**DATASET CONTENT**
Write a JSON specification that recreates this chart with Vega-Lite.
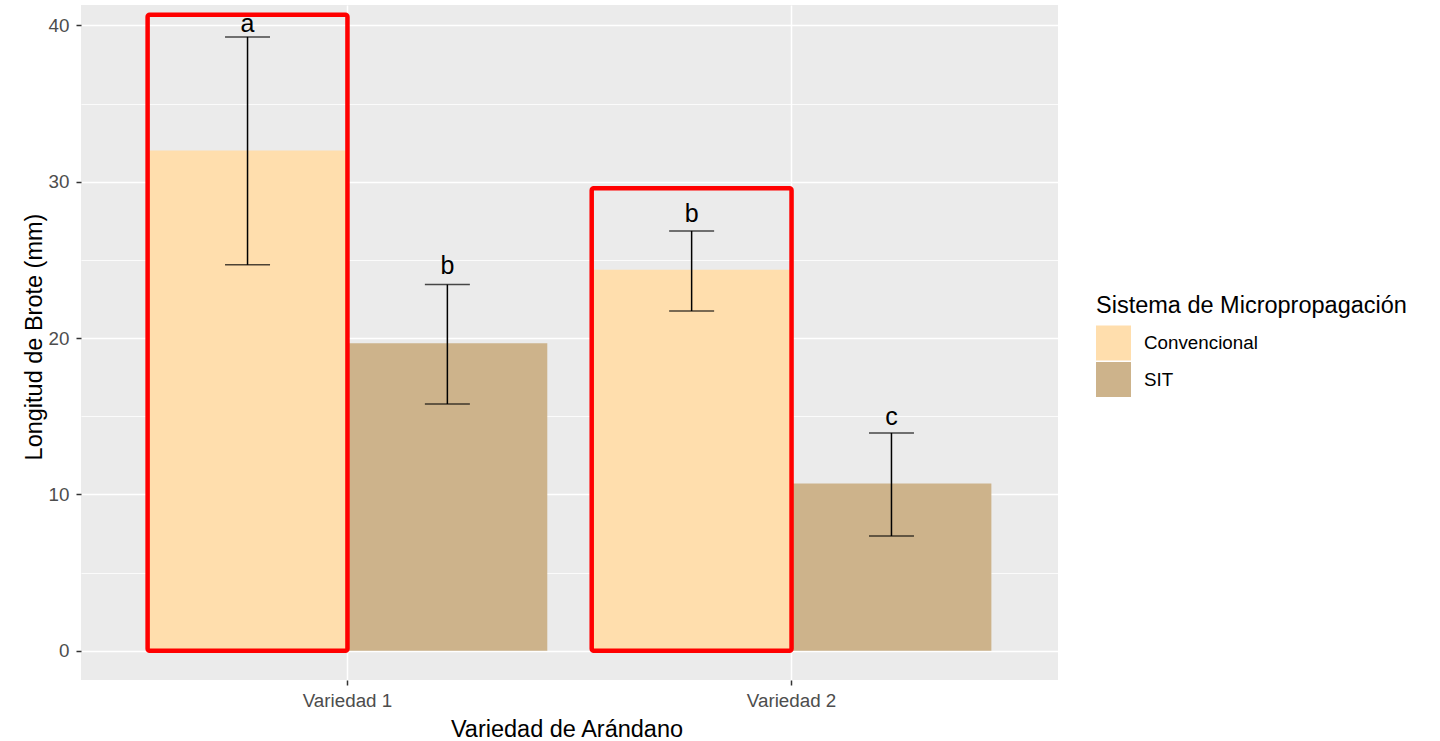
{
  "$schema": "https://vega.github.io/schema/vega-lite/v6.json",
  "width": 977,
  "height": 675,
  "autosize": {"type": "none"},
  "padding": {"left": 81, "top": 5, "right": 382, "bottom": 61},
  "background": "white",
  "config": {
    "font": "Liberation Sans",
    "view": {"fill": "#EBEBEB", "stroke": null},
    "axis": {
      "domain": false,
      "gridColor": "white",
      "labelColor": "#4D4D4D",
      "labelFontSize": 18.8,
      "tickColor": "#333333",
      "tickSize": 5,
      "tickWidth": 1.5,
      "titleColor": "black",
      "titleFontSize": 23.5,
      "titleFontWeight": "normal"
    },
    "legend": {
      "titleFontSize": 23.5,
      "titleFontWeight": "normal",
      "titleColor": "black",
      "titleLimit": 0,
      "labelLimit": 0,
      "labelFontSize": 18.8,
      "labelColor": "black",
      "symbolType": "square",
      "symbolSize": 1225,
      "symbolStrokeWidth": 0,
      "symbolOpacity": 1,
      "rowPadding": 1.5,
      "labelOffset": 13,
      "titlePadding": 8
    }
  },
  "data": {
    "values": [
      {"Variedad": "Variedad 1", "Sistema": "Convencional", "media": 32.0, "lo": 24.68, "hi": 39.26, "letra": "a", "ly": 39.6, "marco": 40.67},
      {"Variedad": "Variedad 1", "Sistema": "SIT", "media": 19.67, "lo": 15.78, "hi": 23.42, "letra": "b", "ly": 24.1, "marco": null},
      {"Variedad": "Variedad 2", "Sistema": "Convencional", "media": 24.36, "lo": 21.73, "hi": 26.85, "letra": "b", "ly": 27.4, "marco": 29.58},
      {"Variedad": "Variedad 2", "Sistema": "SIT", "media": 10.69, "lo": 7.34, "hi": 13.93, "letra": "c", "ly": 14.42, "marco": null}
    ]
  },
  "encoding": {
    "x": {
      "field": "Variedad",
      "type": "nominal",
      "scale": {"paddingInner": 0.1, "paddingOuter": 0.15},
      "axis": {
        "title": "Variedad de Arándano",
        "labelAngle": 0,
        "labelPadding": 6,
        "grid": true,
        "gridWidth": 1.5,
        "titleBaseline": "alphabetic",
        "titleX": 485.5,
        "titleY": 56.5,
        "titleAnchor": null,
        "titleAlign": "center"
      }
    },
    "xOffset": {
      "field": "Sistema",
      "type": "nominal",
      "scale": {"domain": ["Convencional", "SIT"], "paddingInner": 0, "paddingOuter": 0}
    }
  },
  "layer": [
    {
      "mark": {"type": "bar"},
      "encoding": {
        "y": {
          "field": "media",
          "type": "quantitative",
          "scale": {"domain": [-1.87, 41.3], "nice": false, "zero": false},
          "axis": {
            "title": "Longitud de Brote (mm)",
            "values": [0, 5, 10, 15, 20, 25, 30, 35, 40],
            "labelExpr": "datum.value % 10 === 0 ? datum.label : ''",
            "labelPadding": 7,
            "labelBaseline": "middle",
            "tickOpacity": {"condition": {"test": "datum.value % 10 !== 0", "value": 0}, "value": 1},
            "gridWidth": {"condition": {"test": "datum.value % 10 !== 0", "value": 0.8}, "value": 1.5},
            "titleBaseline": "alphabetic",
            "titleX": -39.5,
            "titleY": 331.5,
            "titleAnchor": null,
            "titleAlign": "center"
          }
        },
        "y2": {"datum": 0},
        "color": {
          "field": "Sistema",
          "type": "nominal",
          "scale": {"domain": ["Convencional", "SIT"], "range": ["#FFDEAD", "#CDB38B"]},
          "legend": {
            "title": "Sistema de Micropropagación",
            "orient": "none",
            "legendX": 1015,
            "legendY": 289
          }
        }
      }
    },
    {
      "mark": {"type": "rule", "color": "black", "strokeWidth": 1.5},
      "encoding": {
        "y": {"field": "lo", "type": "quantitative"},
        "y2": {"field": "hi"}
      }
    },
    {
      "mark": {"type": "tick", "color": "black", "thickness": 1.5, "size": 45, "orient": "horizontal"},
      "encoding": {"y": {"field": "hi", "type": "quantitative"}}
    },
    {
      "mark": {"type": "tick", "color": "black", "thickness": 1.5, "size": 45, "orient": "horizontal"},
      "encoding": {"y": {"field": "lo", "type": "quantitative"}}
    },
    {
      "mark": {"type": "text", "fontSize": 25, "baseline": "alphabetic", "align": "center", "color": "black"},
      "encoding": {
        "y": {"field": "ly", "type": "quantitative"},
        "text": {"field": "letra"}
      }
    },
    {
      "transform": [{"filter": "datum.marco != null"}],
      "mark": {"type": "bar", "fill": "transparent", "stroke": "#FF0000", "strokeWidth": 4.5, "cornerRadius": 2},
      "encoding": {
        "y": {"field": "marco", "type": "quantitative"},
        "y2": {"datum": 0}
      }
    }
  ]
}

**EXERCISE DETAILS**
Reproduce the material word for word. Any pictures should be left out of the copy.

**REPLY**
Write a JSON specification that recreates this chart with Vega-Lite.
{
  "$schema": "https://vega.github.io/schema/vega-lite/v6.json",
  "width": 977,
  "height": 675,
  "autosize": {"type": "none"},
  "padding": {"left": 81, "top": 5, "right": 382, "bottom": 61},
  "background": "white",
  "config": {
    "font": "Liberation Sans",
    "view": {"fill": "#EBEBEB", "stroke": null},
    "axis": {
      "domain": false,
      "gridColor": "white",
      "labelColor": "#4D4D4D",
      "labelFontSize": 18.8,
      "tickColor": "#333333",
      "tickSize": 5,
      "tickWidth": 1.5,
      "titleColor": "black",
      "titleFontSize": 23.5,
      "titleFontWeight": "normal"
    },
    "legend": {
      "titleFontSize": 23.5,
      "titleFontWeight": "normal",
      "titleColor": "black",
      "titleLimit": 0,
      "labelLimit": 0,
      "labelFontSize": 18.8,
      "labelColor": "black",
      "symbolType": "square",
      "symbolSize": 1225,
      "symbolStrokeWidth": 0,
      "symbolOpacity": 1,
      "rowPadding": 1.5,
      "labelOffset": 13,
      "titlePadding": 8
    }
  },
  "data": {
    "values": [
      {"Variedad": "Variedad 1", "Sistema": "Convencional", "media": 32.0, "lo": 24.68, "hi": 39.26, "letra": "a", "ly": 39.6, "marco": 40.67},
      {"Variedad": "Variedad 1", "Sistema": "SIT", "media": 19.67, "lo": 15.78, "hi": 23.42, "letra": "b", "ly": 24.1, "marco": null},
      {"Variedad": "Variedad 2", "Sistema": "Convencional", "media": 24.36, "lo": 21.73, "hi": 26.85, "letra": "b", "ly": 27.4, "marco": 29.58},
      {"Variedad": "Variedad 2", "Sistema": "SIT", "media": 10.69, "lo": 7.34, "hi": 13.93, "letra": "c", "ly": 14.42, "marco": null}
    ]
  },
  "encoding": {
    "x": {
      "field": "Variedad",
      "type": "nominal",
      "scale": {"paddingInner": 0.1, "paddingOuter": 0.15},
      "axis": {
        "title": "Variedad de Arándano",
        "labelAngle": 0,
        "labelPadding": 6,
        "grid": true,
        "gridWidth": 1.5,
        "titleBaseline": "alphabetic",
        "titleX": 485.5,
        "titleY": 56.5,
        "titleAnchor": null,
        "titleAlign": "center"
      }
    },
    "xOffset": {
      "field": "Sistema",
      "type": "nominal",
      "scale": {"domain": ["Convencional", "SIT"], "paddingInner": 0, "paddingOuter": 0}
    }
  },
  "layer": [
    {
      "mark": {"type": "bar"},
      "encoding": {
        "y": {
          "field": "media",
          "type": "quantitative",
          "scale": {"domain": [-1.87, 41.3], "nice": false, "zero": false},
          "axis": {
            "title": "Longitud de Brote (mm)",
            "values": [0, 5, 10, 15, 20, 25, 30, 35, 40],
            "labelExpr": "datum.value % 10 === 0 ? datum.label : ''",
            "labelPadding": 7,
            "labelBaseline": "middle",
            "tickOpacity": {"condition": {"test": "datum.value % 10 !== 0", "value": 0}, "value": 1},
            "gridWidth": {"condition": {"test": "datum.value % 10 !== 0", "value": 0.8}, "value": 1.5},
            "titleBaseline": "alphabetic",
            "titleX": -39.5,
            "titleY": 331.5,
            "titleAnchor": null,
            "titleAlign": "center"
          }
        },
        "y2": {"datum": 0},
        "color": {
          "field": "Sistema",
          "type": "nominal",
          "scale": {"domain": ["Convencional", "SIT"], "range": ["#FFDEAD", "#CDB38B"]},
          "legend": {
            "title": "Sistema de Micropropagación",
            "orient": "none",
            "legendX": 1015,
            "legendY": 289
          }
        }
      }
    },
    {
      "mark": {"type": "rule", "color": "black", "strokeWidth": 1.5},
      "encoding": {
        "y": {"field": "lo", "type": "quantitative"},
        "y2": {"field": "hi"}
      }
    },
    {
      "mark": {"type": "tick", "color": "black", "thickness": 1.5, "size": 45, "orient": "horizontal"},
      "encoding": {"y": {"field": "hi", "type": "quantitative"}}
    },
    {
      "mark": {"type": "tick", "color": "black", "thickness": 1.5, "size": 45, "orient": "horizontal"},
      "encoding": {"y": {"field": "lo", "type": "quantitative"}}
    },
    {
      "mark": {"type": "text", "fontSize": 25, "baseline": "alphabetic", "align": "center", "color": "black"},
      "encoding": {
        "y": {"field": "ly", "type": "quantitative"},
        "text": {"field": "letra"}
      }
    },
    {
      "transform": [{"filter": "datum.marco != null"}],
      "mark": {"type": "bar", "fill": "transparent", "stroke": "#FF0000", "strokeWidth": 4.5, "cornerRadius": 2},
      "encoding": {
        "y": {"field": "marco", "type": "quantitative"},
        "y2": {"datum": 0}
      }
    }
  ]
}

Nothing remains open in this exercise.